Which is where Fabians and Communists are heading if we call it by its correct name, State Capitalism.
But in addition to this reform policy which diverts the workers from Socialist knowledge and activity, Pollitt has a further diversion:
“The Labour Government must be compelled to change its policy at home and abroad so that we stand four-square with those nations which think politically like millions do in Britain. This is the best insurance against the predatory designs of American imperialism. If Britain, the Soviet Union, France and the other democratic nations in Europe now stand together, then for these nations there will be no new economic crises or new wars.”In this he helps the capitalists to split the workers of Europe and America into hostile camps, battling for supremacy in world trade, a conflict leading inevitably to future wars. Nothing is more certain to slow up the spread of Socialist thought than to sow dissension between the workers by emphasising nationalist differences that are purely capitalist in character. Far from being a Marxist, Pollitt, in the above paragraph, repudiates Marx and his famous slogan: Workers of the World Unite.
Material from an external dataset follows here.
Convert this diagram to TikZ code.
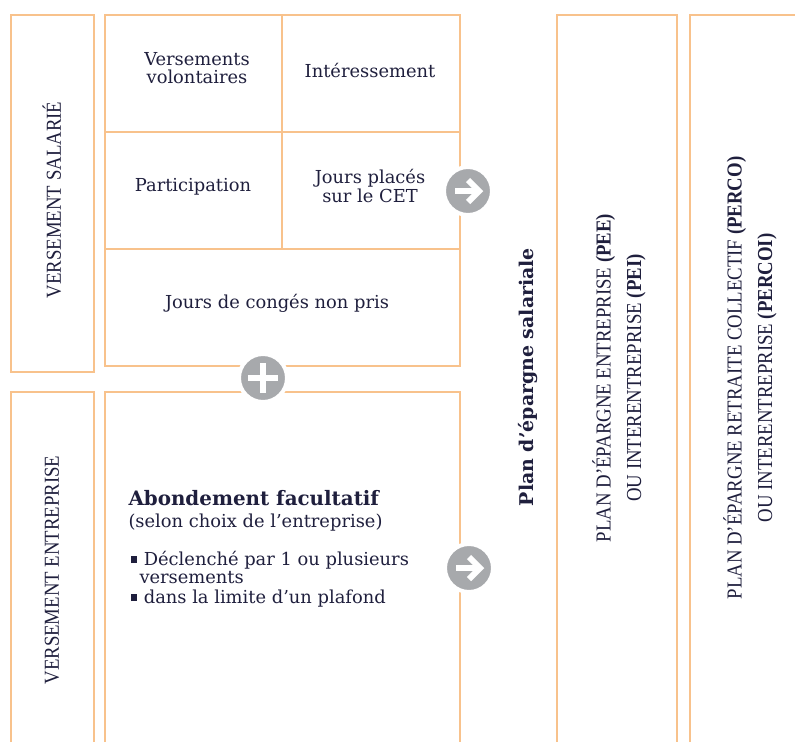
\documentclass[tikz,border=0pt]{standalone}
\usepackage{fontspec}
\setmainfont{DejaVu Serif}
\newfontfamily\capsfont[FakeStretch=0.88]{Liberation Serif}

\definecolor{lineor}{HTML}{F8C28C}
\definecolor{btngray}{HTML}{A7A9AC}
\definecolor{inkblue}{HTML}{1F1F3D}

\newcommand{\puce}{\rule[1.5pt]{5pt}{5pt}\hspace{5pt}}

\tikzset{every picture/.style={line width=0.75pt}}
\tikzset{
  frame/.style={draw=lineor, line width=1.5pt},
  cell/.style={text=inkblue, font=\fontsize{13.4}{14}\selectfont, align=center},
  lefttxt/.style={text=inkblue, font=\fontsize{13.4}{14}\selectfont, anchor=base west, inner sep=0pt},
  vcaps/.style={text=inkblue, font=\capsfont\fontsize{16}{23}\selectfont, rotate=90, align=center},
  btn/.style={circle, fill=btngray, draw=white, line width=3pt, minimum size=36pt, inner sep=0pt},
  glyph/.style={draw=white, line width=4.5pt, line join=miter}
}

\begin{document}
\begin{tikzpicture}[x=0.75pt,y=0.75pt,yscale=-1,xscale=1]
\useasboundingbox (0,0) rectangle (795,742);

%Shape: Rectangle [versement salarie]
\draw [frame] (11,15) rectangle (94,372) ;
%Shape: Rectangle [grille]
\draw [frame] (105,15) rectangle (460,366) ;
%Straight Lines
\draw [frame] (105,132) -- (460,132) ;
%Straight Lines
\draw [frame] (105,249) -- (460,249) ;
%Straight Lines
\draw [frame] (282,15) -- (282,249) ;
%Open boxes, running off the bottom
\draw [frame] (11,742) -- (11,392) -- (94,392) -- (94,742) ;
\draw [frame] (105,742) -- (105,392) -- (460,392) -- (460,742) ;
\draw [frame] (557,742) -- (557,15) -- (677,15) -- (677,742) ;
\draw [frame] (690,742) -- (690,15) -- (800,15) ;

% Text Node
\node [vcaps] (salarie) at (52,200) {VERSEMENT SALARIÉ};
% Text Node
\node [vcaps] (entreprise) at (52,570) {VERSEMENT ENTREPRISE};
% Text Node
\node [cell] (volont) at (197,68) {Versements\\volontaires};
% Text Node
\node [cell] (interess) at (370,70) {Intéressement};
% Text Node
\node [cell] (particip) at (193,187) {Participation};
% Text Node
\node [cell] (cet) at (370,186) {Jours placés\\sur le CET};
% Text Node
\node [cell] (conges) at (277,303) {Jours de congés non pris};

% Text Node
\node [lefttxt] (abond) at (128,505) {\fontsize{14.9}{15}\selectfont\bfseries Abondement facultatif};
% Text Node
\node [lefttxt] (choix) at (128,527) {(selon choix de l’entreprise)};
% Text Node
\node [lefttxt] (pucea) at (130,565) {\puce Déclenché par 1 ou plusieurs};
% Text Node
\node [lefttxt] (puceb) at (139,583) {versements};
% Text Node
\node [lefttxt] (pucec) at (130,603) {\puce dans la limite d’un plafond};

% Text Node
\node [text=inkblue, font=\fontsize{14.2}{15}\selectfont\bfseries, rotate=90] (pes) at (528,377) {Plan d’épargne salariale};
% Text Node
\node [vcaps] (pee) at (619,378) {PLAN D’ÉPARGNE ENTREPRISE \textbf{(PEE)}\\OU INTERENTREPRISE \textbf{(PEI)}};
% Text Node
\node [vcaps] (perco) at (750,378) {PLAN D’ÉPARGNE RETRAITE COLLECTIF \textbf{(PERCO)}\\OU INTERENTREPRISE \textbf{(PERCOI)}};

%Buttons
\node [btn] (flecha) at (468,191) {};
\draw [glyph, shift={(flecha)}] (-13,0) -- (9,0) ;
\draw [glyph, shift={(flecha)}] (0,-11) -- (11,0) -- (0,11) ;
\node [btn] (flechb) at (469,568) {};
\draw [glyph, shift={(flechb)}] (-13,0) -- (9,0) ;
\draw [glyph, shift={(flechb)}] (0,-11) -- (11,0) -- (0,11) ;
\node [btn] (plus) at (263,378) {};
\draw [glyph, shift={(plus)}] (-15,0) -- (15,0) ;
\draw [glyph, shift={(plus)}] (0,-15) -- (0,15) ;

\end{tikzpicture}
\end{document}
But where does nationalisation lead? According to the Labour Party, Socialism will be complete with the nationalisation of every possible industry. The Communists do not deny this, although they criticise the Government for paying too much in compensation to dispossessed shareholders. Sometimes they say no compensation at all should be paid. If these eventually have their way, the likeness to Russia will be complete. The dream of the Fabians realised: Government by experts, and the working-class still wage-workers: Industry still run for profits, and the results, over and above wages, shared between the experts, political and industrial. As in Russia, they can bring into existence a perfect hierarchy of officials, industrial experts, scientists, economists and technicians, to create an atmosphereof inevitability and permanence to their rule.
Small wonder that G. B. Shaw greeted the Soviet leaders as Fabians, and, incidentally, showed that the aims of Communists and Fabians were identical: Government by the middle-class, as he termed the intellectuals and professionals. In short, a totalitarian form of government in "Socialist" Britain as in “Communist" Russia.
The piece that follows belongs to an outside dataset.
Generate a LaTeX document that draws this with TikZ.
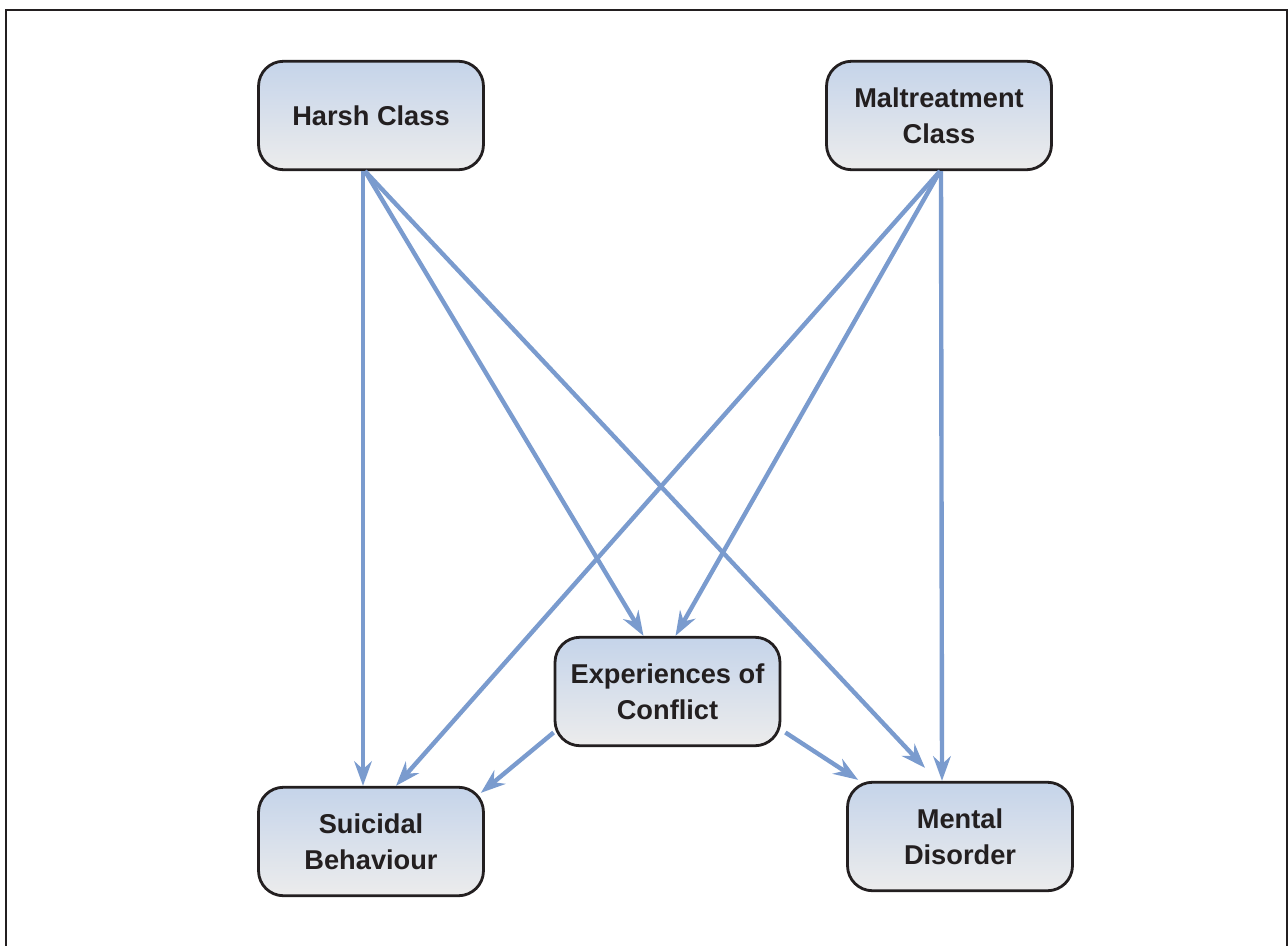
\documentclass[tikz,border=0pt]{standalone}
\usepackage{fontspec}
\setmainfont{Liberation Sans}
\usetikzlibrary{positioning,arrows.meta,calc}
\definecolor{linkblue}{RGB}{122,155,206}
\definecolor{boxtop}{RGB}{197,212,234}
\definecolor{boxbot}{RGB}{236,236,236}
\definecolor{inkline}{RGB}{35,31,32}

\begin{document}
\begin{tikzpicture}[
  x=0.02cm, y=-0.02cm,
  vbox/.style={rectangle, rounded corners=0.5cm, draw=inkline, line width=1.6pt,
               top color=boxtop, bottom color=boxbot,
               minimum width=4.5cm, minimum height=2.17cm, align=center,
               font=\fontsize{15.5}{20.5}\selectfont\bfseries, text=inkline},
  link/.style={-{Stealth[length=14pt, width=10pt]}, line width=2.5pt, linkblue},
  frame/.style={draw=inkline, line width=1.2pt},
]
\useasboundingbox (0,0) rectangle (1288,946);

%% outer frame (open at the bottom)
\draw[frame] (6,946) -- (6,10) -- (1287,10) -- (1287,946);

%% class variables
\node[vbox] (harsh) at (371,115.5) {Harsh Class};
\node[vbox] (malt)  at (939,115.5) {Maltreatment\\Class};

%% mediator
\node[vbox] (conflict) at (667.5,691.5) {Experiences of\\Conflict};

%% outcomes
\node[vbox] (suicid) at (371,841.5) {Suicidal\\Behaviour};
\node[vbox] (mental) at (960,836.5) {Mental\\Disorder};

%% paths from harsh class
\draw[link] ($(harsh.south)+(-8,0)$) -- ($(suicid.north)+(-8,0)$);
\draw[link] ($(harsh.south)+(-6,0)$) -- ($(conflict.north)+(-24,0)$);
\draw[link] ($(harsh.south)+(-6,0)$) -- ($(mental.north)+(-35,-13)$);

%% paths from maltreatment class
\draw[link] ($(malt.south)+(1,0)$) -- ($(suicid.north)+(25,0)$);
\draw[link] ($(malt.south)+(1,0)$) -- ($(conflict.north)+(8,0)$);
\draw[link] ($(malt.south)+(2,0)$) -- ($(mental.north)+(-18,0)$);

%% paths from the mediator
\draw[link] ($(conflict.west)+(0,41)$) -- ($(suicid.north east)+(-4,7)$);
\draw[link] ($(conflict.east)+(4,41)$) -- ($(mental.north west)+(12,-1)$);

\end{tikzpicture}
\end{document}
The British Communist Party, adopting the methods of the Kremlin, can only land themselves in the same vicious circle of competitive struggle for markets with its ever-present threat of war. It stamps it as being of the same nature as the Labour Party; thirsting for power, that they may impose their ideas and methods on a working-class not yet alive to their real interests.
No government can establish Socialism. Only the working class, the overwhelming mass of the people, can do that. Because, as Morris said, Socialism involves revolutionary changes in every aspect of the working-class way of life. The wages system must be supplanted by a democratic administration of production and distribution, based on individual needs and equality. This means the building of a working-class organisation now, where every worker understands and accepts the democratic principles of administration; and is ready to take his place in the scheme of things, both on the productive and administrative side.
Until the workers do this. Society cannot move forward to its higher and freer conception of life. Workers everywhere should concentrate on Socialism and leave reforms and public ownership to those interested in preserving Capitalism.